URL categorization or data categorization (if you want to classify a web page) which can also be called URL classification or data classification – can look magical, and in a way it is, because even if you use one of the known way to classify a web page you still need to be creative in order to get the best result which means low false positive and negatives.

The common ways to perform classification which this site will discuss in greater depth in other posts and go into the pros and cons of every approach:

Non weighted keyword based

You have a list of keywords for each category, and if you find a specific keyword you give the document that category of the keyword, for example you can say that every document that contains the word ‘fuck’ should be blocked, even though some documents may contain that word but would be family friendly otherwise. You can read more about: Non weighted keyword based URL classification.

Weighted keyword based

Same approach as the previous section, but each keyword has a different score, some low some high and a document will be in a category only if a certain threshold was passed, this allow greater accuracy then the previous method. You can read more about: Weighted keyword based URL classification.

SVM

Support Vector Machine, was invented 20 years ago and allows the software to determine how does a certain category looks based on a training set, first you give it N amount of documents of certain types (you can also provide N documents of different type for further training) and then you tweak the algorithm by doing a special calibration with another set of N documents of the same type, from that point on the algorithm can try to determine the classification of a document.

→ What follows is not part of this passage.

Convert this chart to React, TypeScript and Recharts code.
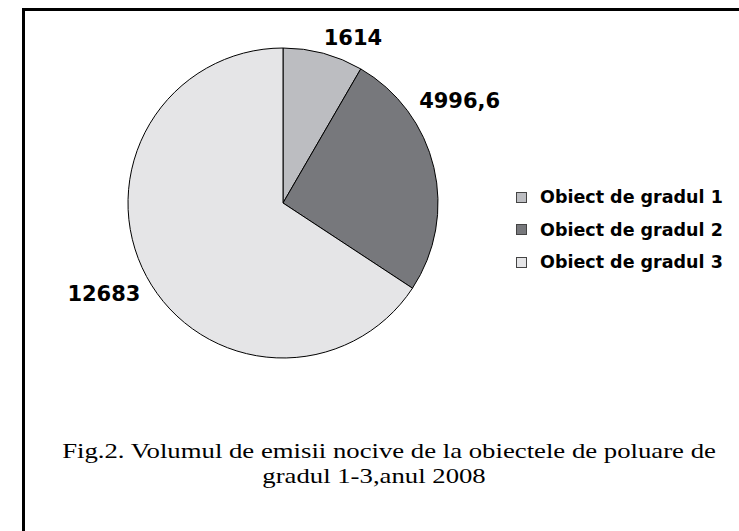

You can read more about: SVM based URL classification – Part 1, SVM based URL classification – Part 2.

Manual classification

Every page is reviewed by a human and the correct category is set. A strict set of rules should be set because each person thinks differently (and can be affected by culture and religion) and it’s not uncommon for two people to disagree over a category of a specific document, for example, a nude renaissance portrait, is it art? Or is it nudity?

Manual classification with crowdsourcing

Same approach as manual but instead of having number of trained people doing the classification, you leverage the power of the crowd with services like Mechanical Turks or Microworkers to classify a document.

Link based

This method can be used as a secondary helper to the previous methods, for example we can assume that a web page will give out links to similar pages, so if we have a list of popular gambling sites, we can assume safely that a web page without outgoing links to those sites is related to gambling (this approach will not work with portals, and statistics site).

Computer vision

At the moment of writing the article there isn’t any credible service that uses this approach, but this can be a legit way to do so when computer vision matures. The way it works is trying to determine the classification of the page by detecting the type of images on the page.

Non weighted keyword based URL classification

Keyword based URL classification (non weighted) can be good for environments where zero tolerance is needed.

A quick recap, keyword based classification means that when a word is encountered then the document or web page will be classified based on the keyword, for example if the word ‘sex’ would appear we can assume an adult document (you can read the entire: URL Classification summary).

The problem with such approach is that some words can be either good or bad, if we take the keyword ‘sucks’ which can be an indication of adult, it can also be in legit phrases such as: “man, that test sucks”, or it can be in a phrase that may or may not be adult: “that woman was sucking a lollipop”.

The non weighted keyword approach can work well in two scenarios:

  1. You try to block a search phrase and don’t have enough information to know if the search is of an adult nature or not (if you don’t take the search results into account).
  2. You don’t care about false positive and prefer to be over cautious.

We can see example of such blocks in Google, if safe search is enabled, some keywords will not return any results, for example the keyword ‘porn’ would be blocked, although you can have some legit uses of it, like in ‘porn blocker’.